Arithmetic (for ordinary scalar values):

  • ^ - exponentiation
  • * - multiplication
  • / - division
  • % - modulo
  • + - addition
  • - - subtraction

Comparisons (produce booleans; can be chained, e.g. 1 < 2 < 3):

  • < - less than
  • > - greater than
  • <= - less than or equal
  • >= - greater than or equal
  • == - equal
  • != - not equal

Built-in pi and e

The identifiers pi and e are built-in numeric constants (π and Euler’s number). They can be used like any other value in expressions.

Strings

Strings behave like fixed strings, not like growable text in many other languages. Typical uses include modes or categories. For example, a battery’s array configuration could be either 'series' or 'parallel'. As another example, a remote sensing resolution mode might be 'polar', 'track', or 'footprint'.

A string is written in single quotes '...'. Double quotes are not used for strings.

String Operators

There is no concatenation or mutation.

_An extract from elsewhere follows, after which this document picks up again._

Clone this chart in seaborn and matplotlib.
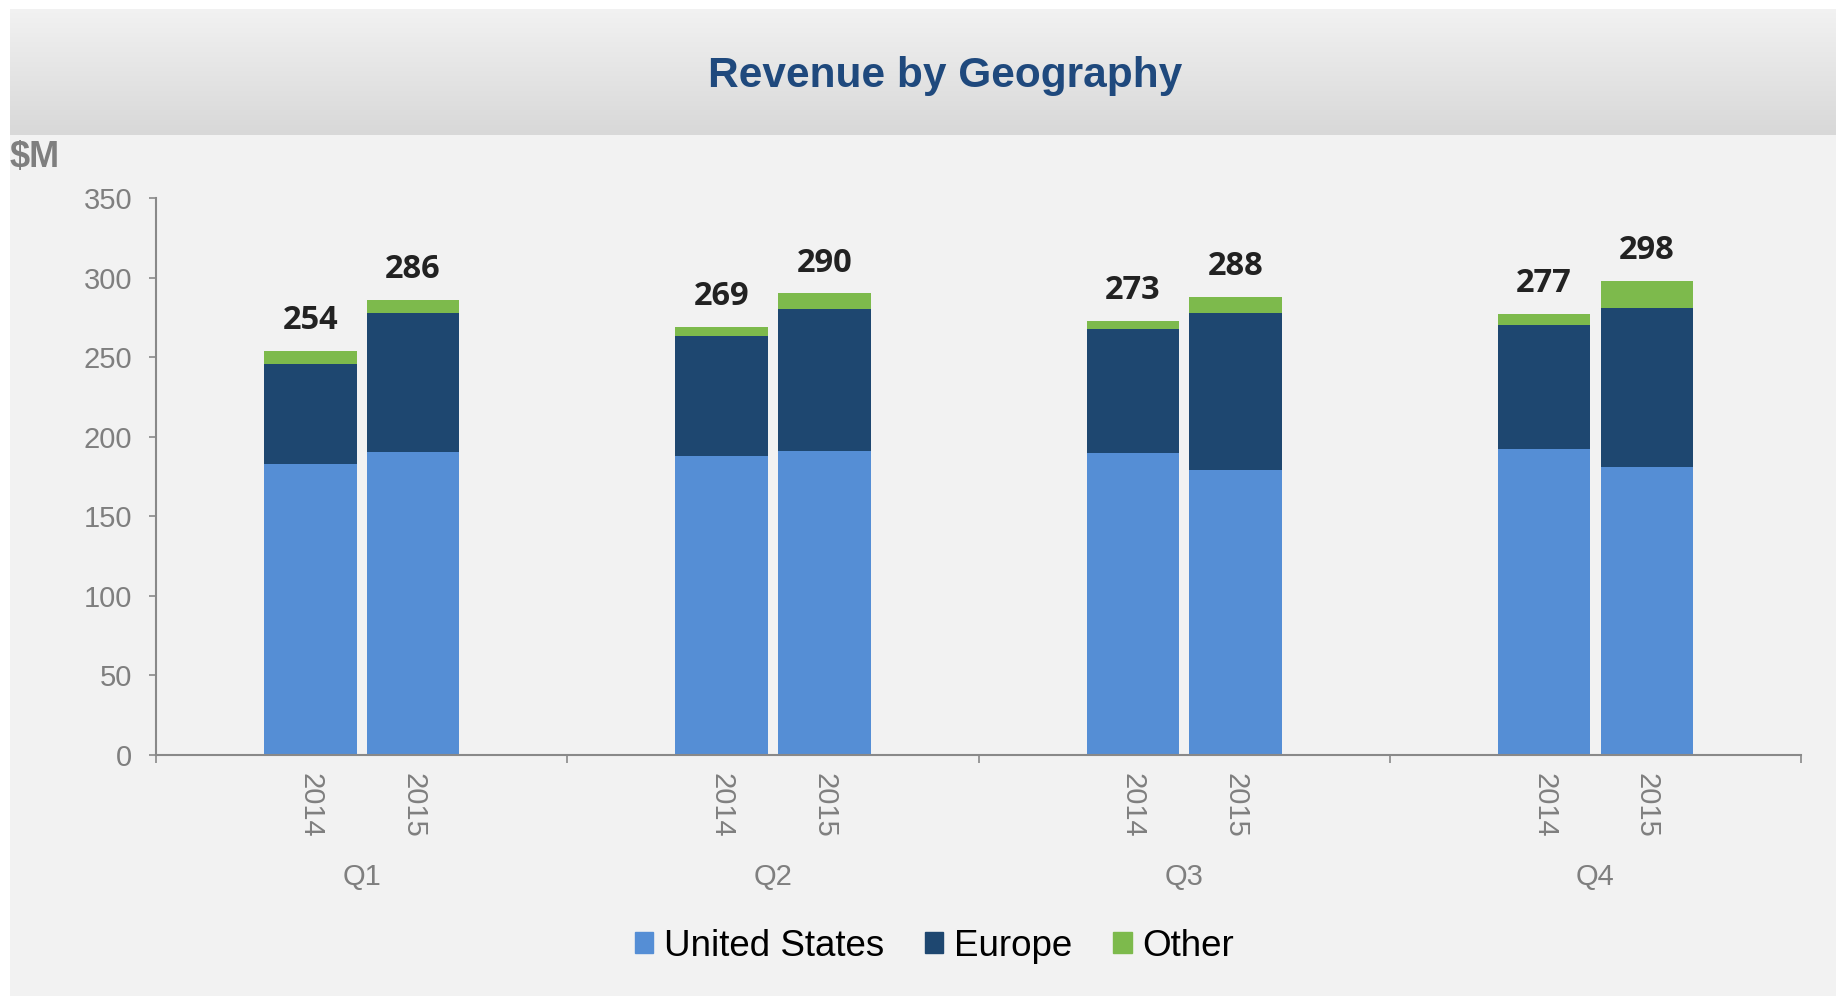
import numpy as np
import pandas as pd
import matplotlib.pyplot as plt
import seaborn as sns
from matplotlib.patches import Patch
from matplotlib.colors import LinearSegmentedColormap

quarters = ['Q1', 'Q2', 'Q3', 'Q4']
years = ['2014', '2015']
us_2014 = [183, 188, 190, 192]
us_2015 = [190.5, 191, 179, 181]
europe_2014 = [62.5, 75.5, 78, 78.5]
europe_2015 = [87, 89.5, 99, 100]
other_2014 = [8.5, 5.5, 5, 6.5]
other_2015 = [8.5, 9.5, 10, 17]

rows = []
for i, q in enumerate(quarters):
    rows.append({'quarter': q, 'year': '2014', 'us': us_2014[i], 'europe': europe_2014[i], 'other': other_2014[i]})
    rows.append({'quarter': q, 'year': '2015', 'us': us_2015[i], 'europe': europe_2015[i], 'other': other_2015[i]})
df = pd.DataFrame(rows)
df['us_eu'] = df['us'] + df['europe']
df['total'] = df['us_eu'] + df['other']

light_blue = '#558ed5'
dark_blue = '#1e4770'
green = '#7dba4c'
gray = '#7f7f7f'

sns.set_theme(style='white')
plt.rcParams['font.family'] = ['Liberation Sans', 'DejaVu Sans']

fig = plt.figure(figsize=(18.36, 9.99), dpi=100, facecolor='white')

# light grey panel + gradient title band
bg = fig.add_axes([10 / 1836, 3 / 999, 1 - 10 / 1836, 987 / 999], zorder=-2)
bg.set_facecolor('#f2f2f2')
bg.set_xticks([])
bg.set_yticks([])
for s in bg.spines.values():
    s.set_visible(False)

band = fig.add_axes([10 / 1836, 1 - 135 / 999, 1 - 10 / 1836, 126 / 999], zorder=-1)
grad = np.linspace(0, 1, 256).reshape(-1, 1)
band.imshow(grad, aspect='auto', extent=[0, 1, 0, 1],
            cmap=LinearSegmentedColormap.from_list('band', ['#f2f2f2', '#d8d8d8']))
band.axis('off')

ax = fig.add_axes([0.085, 0.2442, 0.896, 0.5576])
ax.set_facecolor('none')

# stacked bars: draw cumulative heights back to front
for col, color in [('total', green), ('us_eu', dark_blue), ('us', light_blue)]:
    sns.barplot(data=df, x='quarter', y=col, hue='year', order=quarters, hue_order=years,
                palette={y: color for y in years}, width=0.5, gap=0.1, errorbar=None,
                legend=False, saturation=1, linewidth=0, ax=ax)

for cont in ax.containers[:2]:
    ax.bar_label(cont, fmt='{:.0f}', padding=10, fontsize=23.5, fontweight='bold',
                 family='Open Sans', color='#222222')

pairs = []
for cont, yr in zip(ax.containers[:2], years):
    for p in cont:
        pairs.append((p.get_x() + p.get_width() / 2, yr))
pairs.sort()
ax.set_xticks([c for c, _ in pairs])
ax.set_xticklabels([y for _, y in pairs], rotation=-90)
ax.set_xticks(np.arange(-0.5, len(quarters), 1), minor=True)
ax.set_xlim(-0.5, len(quarters) - 0.5)

for i, q in enumerate(quarters):
    c = (pairs[2 * i][0] + pairs[2 * i + 1][0]) / 2
    ax.annotate(q, xy=(c, 0), xycoords=('data', 'axes fraction'), xytext=(0, -78),
                textcoords='offset points', ha='center', va='top', fontsize=21, color=gray)

ax.set_ylim(0, 350)
ax.set_yticks(range(0, 351, 50))
ax.set_xlabel('')
ax.set_ylabel('')
ax.tick_params(axis='y', labelsize=21, labelcolor=gray, length=5, width=1.2, color='#898989',
               pad=12, left=True)
ax.tick_params(axis='x', which='major', labelsize=21, labelcolor=gray, length=0, pad=13)
ax.tick_params(axis='x', which='minor', length=6, width=1.2, color='#898989', bottom=True)
for side in ['top', 'right']:
    ax.spines[side].set_visible(False)
for side in ['left', 'bottom']:
    ax.spines[side].set_color('#898989')
    ax.spines[side].set_linewidth(1.5)

fig.text(10 / 1836, 1 - 157 / 999, '$M', fontsize=26, fontweight='bold', color=gray,
         ha='left', va='center')
fig.text(945 / 1836, 1 - 76.5 / 999, 'Revenue by Geography', fontsize=30.5, fontweight='bold',
         color='#1f497d', ha='center', va='center')

handles = [Patch(color=light_blue), Patch(color=dark_blue), Patch(color=green)]
fig.legend(handles, ['United States', 'Europe', 'Other'], loc='center',
           bbox_to_anchor=(0.509, 0.053), ncol=3, frameon=False, fontsize=26.5,
           handlelength=0.5, handleheight=0.5, handletextpad=0.3, columnspacing=1.1,
           labelcolor='black')

fig.savefig('out.png', dpi=100, facecolor=fig.get_facecolor())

Strings can only be compared for equality:

  • == - equal
  • != - not equal

String Examples

# battery.on
Battery configuration: config = 'series'
oneil eval battery.on \
  -x "config == 'series'" \
  -x "config == 'array'"
config == 'series' = true
config == 'array' = false

Booleans

Boolean literals are the keywords true and false.

Boolean Operators

  • not - logical NOT (unary)
  • and - logical AND
  • or - logical OR

Boolean Examples

Comparisons on numbers (and string equality) also yield booleans. Booleans are used in piecewise parameter conditions and in test declarations; those topics appear in later chapters.